Marie Gilon, an oncology resident physician and Ph.D. candidate at the University of Liège, has spent her research time studying cells your body has probably cursed a thousand times: eosinophils, the white blood cells infamous for making you itch during hay fever season. But a sweeping new review suggests these allergy-fighters may hold an unexpected key to predicting who will survive cancer immunotherapy and who won't.
For decades, eosinophils were pigeonholed as bit players in the immune system—useful only for battling parasites and triggering allergic sneezes. That narrow view is changing. Published in the Journal of Experimental & Clinical Cancer Research, Gilon's synthesis of epidemiological and experimental data reveals something more profound: these cells talk to tumors in ways that can either help or harm cancer's progression, depending entirely on context.

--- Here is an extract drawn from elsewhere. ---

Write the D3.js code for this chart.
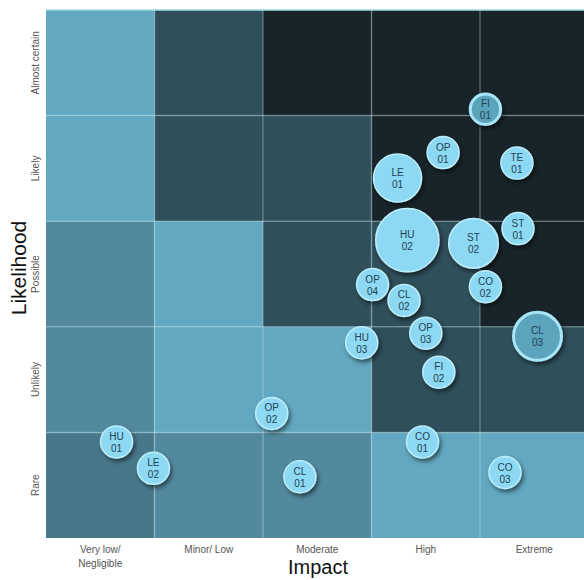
<!DOCTYPE html>
<html>
<head>
<meta charset="utf-8">
<script src="https://cdn.jsdelivr.net/npm/d3@7.9.0/dist/d3.min.js"></script>
<style>
  body { margin: 0; background: #fff; }
  svg { display: block; font-family: "Liberation Sans", Arial, sans-serif; }
</style>
</head>
<body>
<svg id="chart" width="584" height="580"></svg>
<script>
const impactLabels = ['Very low/\nNegligible', 'Minor/ Low', 'Moderate', 'High', 'Extreme'];
const likelihoodLabels = ['Rare', 'Unlikely', 'Possible', 'Likely', 'Almost certain'];

// risk level per cell, rows from Rare (0) up to Almost certain (4)
const cellLevels = [
  [1, 2, 2, 3, 3],
  [2, 3, 3, 4, 4],
  [2, 3, 4, 4, 5],
  [3, 4, 4, 5, 5],
  [3, 4, 5, 5, 5]
];

const riskIds   = ['FI\n01', 'OP\n01', 'TE\n01', 'LE\n01', 'HU\n02', 'ST\n02', 'ST\n01', 'OP\n04', 'CL\n02', 'CO\n02',
                   'OP\n03', 'HU\n03', 'CL\n03', 'FI\n02', 'CO\n01', 'CO\n03', 'CL\n01', 'OP\n02', 'HU\n01', 'LE\n02'];
const riskImpact = [4.05, 3.66, 4.34, 3.24, 3.33, 3.94, 4.35, 3.01, 3.30, 4.05,
                    3.50, 2.91, 4.53, 3.62, 3.47, 4.23, 2.34, 2.08, 0.65, 0.99];
const riskLikelihood = [4.06, 3.65, 3.55, 3.41, 2.82, 2.79, 2.93, 2.40, 2.25, 2.38,
                        1.94, 1.85, 1.91, 1.57, 0.91, 0.62, 0.58, 1.18, 0.91, 0.66];
const riskSize = [0.9, 1, 1, 2.25, 3.9, 2.4, 1, 1, 1, 1,
                  1, 1, 2.25, 1, 1, 1, 1, 1, 1, 1];
const highlighted = ['FI\n01', 'CL\n03'];

const levelColors = ['#46788a', '#52899e', '#62a8c0', '#2f4f5a', '#18242a'];

const svg = d3.select('#chart');
const plotLeft = 46, plotTop = 10, cellW = 108.5, cellH = 105.6;

const x = d3.scaleLinear().domain([0, 5]).range([plotLeft, plotLeft + 5 * cellW]);
const y = d3.scaleLinear().domain([0, 5]).range([plotTop + 5 * cellH, plotTop]);
const r = d3.scaleSqrt().domain([0, 4]).range([0, 32]);

const defs = svg.append('defs');
const shadow = defs.append('filter').attr('id', 'shadow')
  .attr('x', '-30%').attr('y', '-30%').attr('width', '170%').attr('height', '170%');
shadow.append('feDropShadow')
  .attr('dx', 2).attr('dy', 3).attr('stdDeviation', 2)
  .attr('flood-color', '#000').attr('flood-opacity', 0.5);

// cells
const cells = [];
cellLevels.forEach((row, ri) => row.forEach((lvl, ci) => cells.push({ ri, ci, lvl })));

svg.append('g').selectAll('rect').data(cells).join('rect')
  .attr('x', d => x(d.ci))
  .attr('y', d => y(d.ri + 1))
  .attr('width', x(1) - x(0))
  .attr('height', y(0) - y(1))
  .attr('fill', d => levelColors[d.lvl - 1]);

// grid lines
const grid = svg.append('g').attr('stroke', '#cdeef8').attr('stroke-opacity', 0.3).attr('stroke-width', 1.5);
d3.range(1, 5).forEach(i => {
  grid.append('line').attr('x1', x(i)).attr('x2', x(i)).attr('y1', y(0)).attr('y2', y(5));
  grid.append('line').attr('x1', x(0)).attr('x2', x(5)).attr('y1', y(i)).attr('y2', y(i));
});
svg.append('line').attr('x1', x(0)).attr('x2', x(5)).attr('y1', y(5)).attr('y2', y(5))
  .attr('stroke', '#9fdcea').attr('stroke-width', 1.5);

// y tick labels
svg.append('g').selectAll('text').data(likelihoodLabels).join('text')
  .attr('transform', (d, i) => `translate(39,${y(i + 0.5)}) rotate(-90)`)
  .attr('text-anchor', 'middle')
  .attr('font-size', 10)
  .attr('fill', '#555')
  .text(d => d);

// x tick labels
svg.append('g').selectAll('text').data(impactLabels).join('text')
  .attr('x', (d, i) => x(i + 0.5))
  .attr('y', 553)
  .attr('text-anchor', 'middle')
  .attr('font-size', 10)
  .attr('fill', '#555')
  .each(function (d) {
    const t = d3.select(this);
    d.split('\n').forEach((line, k) => {
      t.append('tspan')
        .attr('x', t.attr('x'))
        .attr('dy', k === 0 ? 0 : 14)
        .text(line);
    });
  });

// axis titles
svg.append('text')
  .attr('transform', `translate(26,${y(2.5) - 6}) rotate(-90)`)
  .attr('text-anchor', 'middle')
  .attr('font-size', 21)
  .attr('fill', '#111')
  .text('Likelihood');

svg.append('text')
  .attr('x', 318).attr('y', 574)
  .attr('text-anchor', 'middle')
  .attr('font-size', 20)
  .attr('fill', '#111')
  .text('Impact');

// bubbles
const risks = riskIds.map((id, i) => ({
  id, impact: riskImpact[i], likelihood: riskLikelihood[i], size: riskSize[i],
  hi: highlighted.includes(id)
}));

const bubble = svg.append('g').selectAll('g').data(risks).join('g')
  .attr('transform', d => `translate(${x(d.impact)},${y(d.likelihood)})`);

bubble.append('circle')
  .attr('r', d => r(d.size))
  .attr('fill', d => d.hi ? '#5ba4bc' : '#8dd8f3')
  .attr('stroke', d => d.hi ? '#a8e6f7' : '#bdeefb')
  .attr('stroke-width', d => d.hi ? 3 : 1.5)
  .attr('filter', 'url(#shadow)');

bubble.append('text')
  .attr('text-anchor', 'middle')
  .attr('font-size', 10)
  .attr('fill', '#1f4252')
  .each(function (d) {
    const t = d3.select(this);
    d.id.split('\n').forEach((line, k) => {
      t.append('tspan')
        .attr('x', 0)
        .attr('y', k === 0 ? -2 : 10)
        .text(line);
    });
  });
</script>
</body>
</html>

The findings begin at the population level with striking promise. Analyses of large-scale studies suggest that people with higher eosinophil counts face a reduced risk of developing certain cancers in the first place. But once cancer takes hold, the relationship becomes more intricate. Inside a tumor, eosinophils wage a two-part battle against cancer cells. First, they attack directly: these cells carry granules packed with cytotoxic proteins that can kill tumor tissue on contact. Second, they work indirectly by modulating the broader immune response—recruiting and coordinating other immune fighters like lymphocytes to reshape the tumor microenvironment. This dual action explains why the scientific literature sometimes tells contradictory stories about eosinophils, showing them as both cancer suppressors and, in certain conditions, enablers.
The most clinically relevant finding involves immunotherapy. Researchers have noticed a compelling pattern: when cancer patients undergoing treatment with immune checkpoint inhibitors have elevated eosinophil counts—whether measured before or during therapy—they tend to respond better and live longer. This association is strong enough that eosinophil measurement could become a practical tool for identifying which patients are most likely to benefit from immunotherapy in the first place. Doctors could use a simple blood count to flag good candidates and anticipate outcomes before committing patients to treatment.
There is a cost to this immune activation, however. Higher eosinophil counts correlate with a higher incidence of immune-related adverse effects—the side effects that can accompany checkpoint inhibitor therapy. This underscores the delicate balance clinicians must strike: the same cellular activity that predicts better cancer outcomes can also predict complications requiring careful monitoring.
The review reflects a rare collaboration between laboratory science and clinical medicine. Gilon's co-authors—Christine Gennigens, Claire Josse, Vincent Bours, and Guy Jerusalem—bridge the Oncology Department of CHU de Liège and the Human Genetics Unit at GIGA, translating bench findings into bedside applications.
Yet significant obstacles remain before eosinophils become standard biomarkers in cancer care. Eosinophil behavior varies widely across different tumor types, and the field lacks standardized measurement protocols. Without uniform testing methods, it's impossible to establish clear clinical guidelines. Researchers acknowledge that further work is needed to clarify the underlying mechanisms and identify exactly when eosinophils might be reliably used as biomarkers or therapeutic targets.
The evidence paints an emerging picture: eosinophils deserve serious attention at the intersection of immunology and oncology. While the path from research finding to clinical tool remains long, this work hints at a meaningful role for humble allergy-causing cells in the next evolution of cancer medicine.